— begin —

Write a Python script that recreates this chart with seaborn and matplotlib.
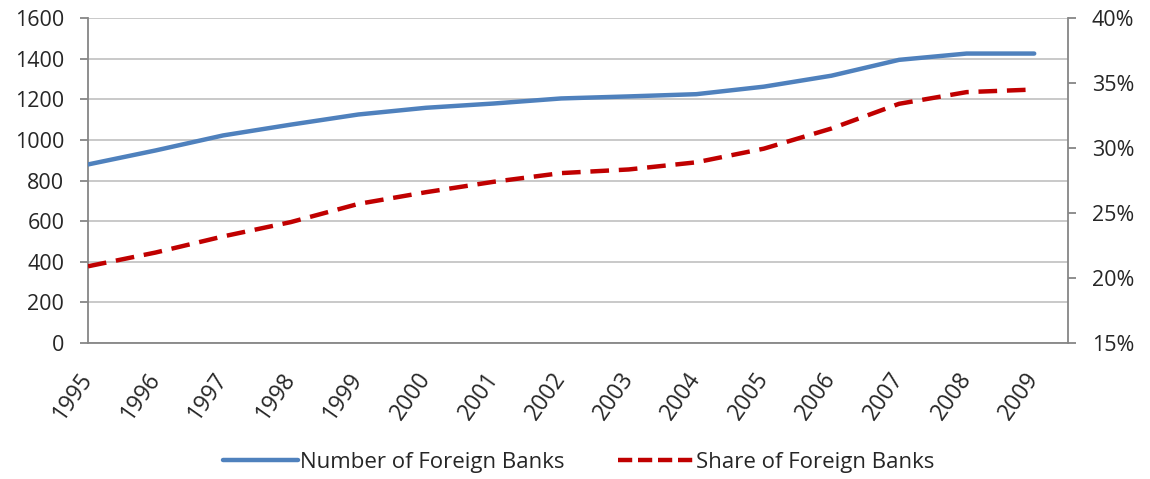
import numpy as np
import pandas as pd
import matplotlib.pyplot as plt
import matplotlib.ticker as mticker
import matplotlib.transforms as mtransforms
from matplotlib.lines import Line2D
import seaborn as sns

# ── DATA ───────────────────────────────────────────────────────────────────
years = [1995, 1996, 1997, 1998, 1999, 2000, 2001, 2002,
         2003, 2004, 2005, 2006, 2007, 2008, 2009]
n_banks = [879, 948, 1022, 1075, 1125, 1158, 1179, 1204,
           1214, 1225, 1262, 1316, 1394, 1425, 1425]
share_pct = [20.9, 21.96, 23.2, 24.3, 25.7, 26.6, 27.4, 28.07,
             28.35, 28.9, 29.95, 31.5, 33.4, 34.3, 34.5]

df = pd.DataFrame({'Year': years, 'Number': n_banks, 'Share': share_pct})

# ── STYLE ──────────────────────────────────────────────────────────────────
sns.set_style('white')
plt.rcParams['font.family'] = ['Open Sans', 'DejaVu Sans']
BLUE = '#4f81bd'
RED = '#c00000'
AXIS = '#868686'
GRID = '#c0c0c0'

fig = plt.figure(figsize=(11.5, 4.79), dpi=100)
ax = fig.add_axes([0.0765, 0.2839, 0.8522, 0.6785])
ax2 = ax.twinx()

sns.lineplot(data=df, x='Year', y='Number', ax=ax, color=BLUE,
             linewidth=3.2, solid_capstyle='round', zorder=3)
sns.lineplot(data=df, x='Year', y='Share', ax=ax2, color=RED,
             linewidth=3.2, dashes=False, zorder=3)
ax2.lines[0].set_dashes((4.2, 2.2))

ax.set_xlim(1995, 2009.5)
ax.set_ylim(0, 1600)
ax.set_yticks(np.arange(0, 1601, 200))
ax2.set_ylim(15, 40)
ax2.set_yticks(np.arange(15, 41, 5))
ax2.yaxis.set_major_formatter(mticker.FuncFormatter(lambda v, _: f'{v:.0f}%'))

ax.set_xticks(years)
ax.set_xticklabels([str(y) for y in years], rotation=55, ha='right',
                   va='center', rotation_mode='anchor', fontsize=16.5)
shift = mtransforms.ScaledTranslation(5 / 100, 0, fig.dpi_scale_trans)
for lbl in ax.get_xticklabels():
    lbl.set_transform(lbl.get_transform() + shift)
ax.set_xlabel('')
ax.set_ylabel('')
ax2.set_ylabel('')

ax.yaxis.grid(True, color=GRID, linewidth=1.2)
ax.set_axisbelow(True)

for a in (ax, ax2):
    for s in a.spines.values():
        s.set_visible(False)
ax.spines['left'].set_visible(True)
ax.spines['bottom'].set_visible(True)
ax2.spines['right'].set_visible(True)
for s in (ax.spines['left'], ax.spines['bottom'], ax2.spines['right']):
    s.set_color(AXIS)
    s.set_linewidth(1.3)

ax.tick_params(axis='y', which='major', direction='out', length=6,
               color=AXIS, width=1.3, labelsize=15.5, pad=11)
ax.tick_params(axis='x', which='major', direction='inout', length=12,
               color=AXIS, width=1.3, pad=17)
ax2.tick_params(axis='y', which='major', direction='out', length=6,
                color=AXIS, width=1.3, labelsize=15.5, pad=11)

handles = [Line2D([], [], color=BLUE, linewidth=3.2),
           Line2D([], [], color=RED, linewidth=3.2, dashes=(3.2, 1.3))]
fig.legend(handles, ['Number of Foreign Banks', 'Share of Foreign Banks'],
           loc='center', bbox_to_anchor=(0.503, 0.035), ncol=2, frameon=False,
           fontsize=16, handlelength=3.4, handletextpad=0.1, columnspacing=2.4)

plt.savefig('out.png', dpi=100)
plt.close()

— end —

Task prompt: Pull out each line holding the string "matplotlib".

Output below:
Write a Python script that recreates this chart with seaborn and matplotlib.
import matplotlib.pyplot as plt
import matplotlib.ticker as mticker
import matplotlib.transforms as mtransforms
from matplotlib.lines import Line2D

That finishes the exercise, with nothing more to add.